Math does have something similar to 40, Mathematical Reviews (aka mathscinet). It is a significant revenue source for the AMS (though the AMS is non-profit...). But math reviews are just one per paper and they're a neutral summary not an opinion, it certainly doesn't require reading the paper at any level of detail to write a MR (in fact, sometimes they're just copied from the abstract). To do that they have a full-time staff of 15 mathematicians (plus presumably additional non-PhD staff).
Since this is the academic thread, I'm going to point out that Pitt is, to my moderate surprise, holding a lead against UCLA. This would be nice revenge for all the Californian people buying nicer houses here than me.
The peer review post aside, that guy's blog (substack?) is full of great things.
At one point in my life, I regularly read and thought about things that Yglesias wrote. I didn't even disagree with him more than I disagreed with most, but I'm afraid of returning to that time in my life. So I'm staying away from substack as a whole.
What did Barbara Walters know about 2023 that she avoided it so suddenly?
39: Sure, but professional networks exist, and moderation systems exist. So these two things are more a cost to pay for much better peer review, versus all the costs and downsides of the current system, imo.
But have you ever seen Barbara Walters and Pope Benedict in the same room?
Moderation systems for the most part (here partially excepted) don't "exist." Ever major internet space has serious problems with harassment. Almost every woman I've ever talked to has immediately said some variant on "over my dead body" to posting their papers somewhere that allows comments.
Yawnoc: Pretty much a daily deposit of comment spam. The front pagers usually clean it up quickly.
Huh, never refreshed at the wrong time before
I can't believe comment spam is still a thing. Crazy how incentives created by Google fucked up the open part of the internet so bad.
Watching Simon Le Bon performing is a good way to really have it hit you that 1982 was forty years ago.
We watched Glass Onion. It was great! Daniel Craig's southern accent was so bad that I thought it was going to be some kind of plot twist that he wasn't actually southern. But aside from that, great!
He had the same accent in the first one.
I thought it was a Foghorn Leghorn thing but the internet says no.
You gotta see the first one!
really have it hit you that 1982 was forty years ago
I'm still internalizing that the 21st century, which just [expletive] began, is nearly a quarter of the way done.
In 3.5 years the US will be 250 years old. I'm really curious what that will look like. I don't remember the bicentennial, but my impression is that it was an occasion for a hokey patriotism which feels further removed from contemporary politics.

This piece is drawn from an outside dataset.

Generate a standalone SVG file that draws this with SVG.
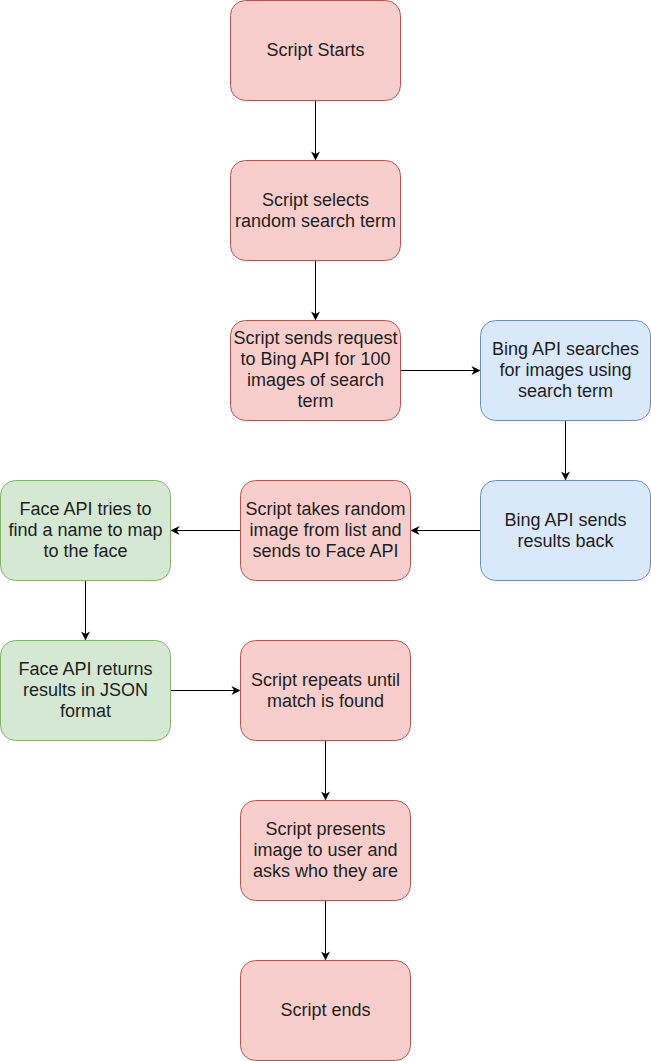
<svg xmlns="http://www.w3.org/2000/svg" width="651" height="1061" viewBox="0 0 651 1061">
<style>
rect{stroke-width:1}
.r{fill:#f8cecc;stroke:#b85450}
.b{fill:#dae8fc;stroke:#6c8ebf}
.g{fill:#d5e8d4;stroke:#82b366}
text{font-family:"Liberation Sans",Arial,sans-serif;font-size:18px;fill:#1e1e1e;text-anchor:middle}
.c path{stroke:#000;stroke-width:1;fill:none;marker-end:url(#a)}
</style>
<defs>
<marker id="a" viewBox="0 0 10 10" refX="9" refY="5" markerWidth="9" markerHeight="9" markerUnits="userSpaceOnUse" orient="auto">
<path d="M0,0 L10,5 L0,10 L3,5 Z" fill="#000"/>
</marker>
</defs>
<rect width="651" height="1061" fill="#fff"/>
<g class="c">
<path d="M315.5,100.5 V159.5"/>
<path d="M315.5,260.5 V319.5"/>
<path d="M400.5,370.5 H479.5"/>
<path d="M565.5,420.5 V479.5"/>
<path d="M480.5,530.5 H411.5"/>
<path d="M240.5,530.5 H171.5"/>
<path d="M85.5,580.5 V639.5"/>
<path d="M170.5,690.5 H239.5"/>
<path d="M325.5,740.5 V799.5"/>
<path d="M325.5,900.5 V959.5"/>
</g>
<g id="n1"><rect class="r" x="230.5" y="0.5" width="170" height="100" rx="15"/><text x="315.5" y="56">Script Starts</text></g>
<g id="n2"><rect class="r" x="230.5" y="160.5" width="170" height="100" rx="15"/><text x="315.5" y="206">Script selects</text><text x="315.5" y="227">random search term</text></g>
<g id="n3"><rect class="r" x="230.5" y="320.5" width="170" height="100" rx="15"/><text x="315.5" y="344">Script sends request</text><text x="315.5" y="365">to Bing API for 100</text><text x="315.5" y="386">images of search</text><text x="315.5" y="407">term</text></g>
<g id="n4"><rect class="b" x="480.5" y="320.5" width="170" height="100" rx="15"/><text x="565.5" y="355">Bing API searches</text><text x="565.5" y="376">for images using</text><text x="565.5" y="397">search term</text></g>
<g id="n5"><rect class="b" x="480.5" y="480.5" width="170" height="100" rx="15"/><text x="565.5" y="526">Bing API sends</text><text x="565.5" y="547">results back</text></g>
<g id="n6"><rect class="r" x="240.5" y="480.5" width="170" height="100" rx="15"/><text x="325.5" y="515">Script takes random</text><text x="325.5" y="536">image from list and</text><text x="325.5" y="557">sends to Face API</text></g>
<g id="n7"><rect class="g" x="0.5" y="480.5" width="170" height="100" rx="15"/><text x="85.5" y="515">Face API tries to</text><text x="85.5" y="536">find a name to map</text><text x="85.5" y="557">to the face</text></g>
<g id="n8"><rect class="g" x="0.5" y="640.5" width="170" height="100" rx="15"/><text x="85.5" y="675">Face API returns</text><text x="85.5" y="696">results in JSON</text><text x="85.5" y="717">format</text></g>
<g id="n9"><rect class="r" x="240.5" y="640.5" width="170" height="100" rx="15"/><text x="325.5" y="686">Script repeats until</text><text x="325.5" y="707">match is found</text></g>
<g id="n10"><rect class="r" x="240.5" y="800.5" width="170" height="100" rx="15"/><text x="325.5" y="835">Script presents</text><text x="325.5" y="856">image to user and</text><text x="325.5" y="877">asks who they are</text></g>
<g id="n11"><rect class="r" x="240.5" y="960.5" width="170" height="100" rx="15"/><text x="325.5" y="1016">Script ends</text></g>
</svg>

I was in elementary school during the bicentennial and we had a little parade where the kids dressed like founding-era figures. I don't remember who I was supposed to be but I was marching beside Betsy Ross.
Thankfully my kids will be surly teens by 2026 so I probably won't have to endure too much hokeyness.
Where will Leonardo DiCaprio live when the US turns 250? Montenegro?
57: it is truly weird that the Falklands War was closer to WW2 than to the present day.
59: I was really annoyed I missed Glass Onion in cinemas but we watched it online the other day and it was not good. Very, very slow, and a distinct drop in quality from Knives Out. And you have to care about characters for a film to work! I'm really not sure I minded that one obnoxious incredibly rich tech person had a murderous grudge towards another obnoxious incredibly rich tech person.
The heroine in Knives Out was literally a nice person. No one in Glass Onion was a nice person and the supposed heroine wasn't even the least unpleasant of them. She was the worst person there apart from the actual murderer!
73 confuses me, but I feel bad risking spoilers for others if I were to respond. Janelle Monae's character isn't nice? maybe we can be circumspect.
74: no, definitely not nice. She does a terrible thing at the end of the film, purely out of spite. The other characters are all just rather selfish and unprincipled, but she is truly awful.